About a dozen people in Milwaukee, Wisconsin, will be packing aid supplies and heading back to Uganda this week (5/21-25/07) as part of a 100-person group called Grandmothers Beyond Borders. They’re trying to help grandmothers in Africa, who are taking care of youngsters orphaned by the AIDS epidemic. Voice of America’s Chuck Quirmbach reports from Milwaukee, Wisconsin.
AIDS has killed millions of young and middle-aged adults in Africa, putting hundreds of thousands of grandparents back in the role of full time caretakers for children. Two years ago, Milwaukee resident Amy Peterson heard a radio report about an 80-year-old African woman named Mary who had lost 14 children to AIDS and was raising 10 grandchildren.
Peterson made the following observation about the report on Mary: “And she said she felt abandoned and alone in the world, and it touched my heart. And I thought of my own mother who's a grandmother. I thought of all the women in this community that I knew who would probably respond to her story.”
So Peterson and several friends - some of them grandmothers- decided to do something. They formed Grandmothers Beyond Borders, to collect and send supplies and financial aid to help Mary and women like her.
Through her job at the Milwaukee Catholic Archdiocese, Peterson networked with a diocese in Uganda, which helped the group identify 34 grandmothers and one grandfather who could use their assistance.

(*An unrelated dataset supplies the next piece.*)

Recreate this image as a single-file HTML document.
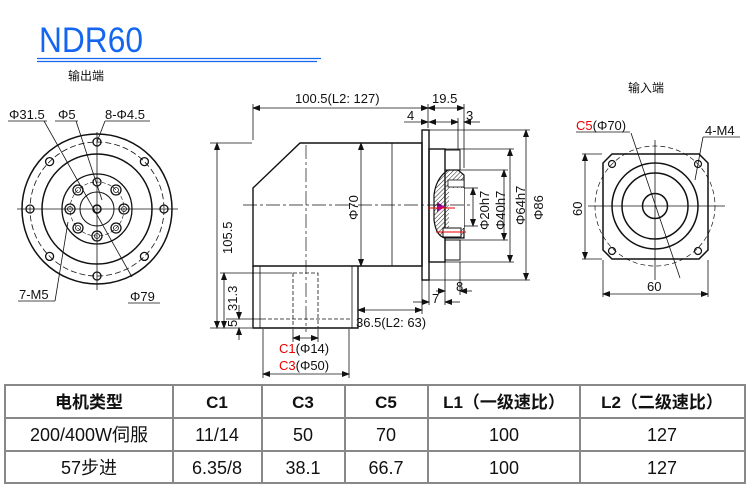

They made their first trip to Uganda last May taking bedding, soap and some other basic supplies.
Uganda native Yvonne Ssempijia who's lived in Milwaukee for 20 years, is proud to be a member of Grandmothers Beyond Borders.
She says what the group is doing is more rewarding than just writing a check, “To show them that we really care, because I could have my sister in Illinois and send her money, clothes … it's not the same like when I go and visit and see [how] they are living, the conditions."
Schoolgirls are some of the orphans Ssempijia and Peterson met and videotaped during two trips to Uganda. The school near their village of Kasawo offers scholarships. But as one grandmother explains on the tape, finding the money to keep the girls in school can be difficult.
Yvonne Ssempijia says it's vital to keep teens, especially girls, in school, "Our fear is they're going to get pregnant because if they're wandering around they're going to get pregnant and chances are they might get AIDS, then that will raise the issue of grandmothers raising great-grandchildren … so that's an issue that's really scaring us.”
That motivates Grandmothers Beyond Borders to keep up and try to expand their fund raising efforts, even if it takes them to some unusual places. For example, just before midnight at an improvisational comedy club in Milwaukee, Amy Peterson sits at a display table and talks about the group's website, “Grandmothers Beyond Borders” with someone waiting to see the show. And a few minutes later, the club emcee Dylan Bolin makes a pitch to dozens of patrons: “… and by coming here tonight, you too are supporting Grandmothers Beyond Borders. Allow me to tell you what you're supporting…"
Amy Peterson says Grandmothers Beyond Borders made about 600 dollars that evening. Overall, the group says it's raised about 28-thousand dollars. That's not considered bad for a grass roots project, but Peterson says she realizes it's small compared to what's needed to help all the elderly caregivers in Africa, “If you look at the big picture, you would be paralyzed and you wouldn't do anything. But if each of us did a little bit, the world would be a much better place. Ours is a project of the heart and that's what we're attempting to do.”
Grandmothers Beyond Borders is exploring a partnership with a larger but similar Canadian foundation run by Stephen Lewis, a former UN Special Envoy for HIV/AIDS in Africa.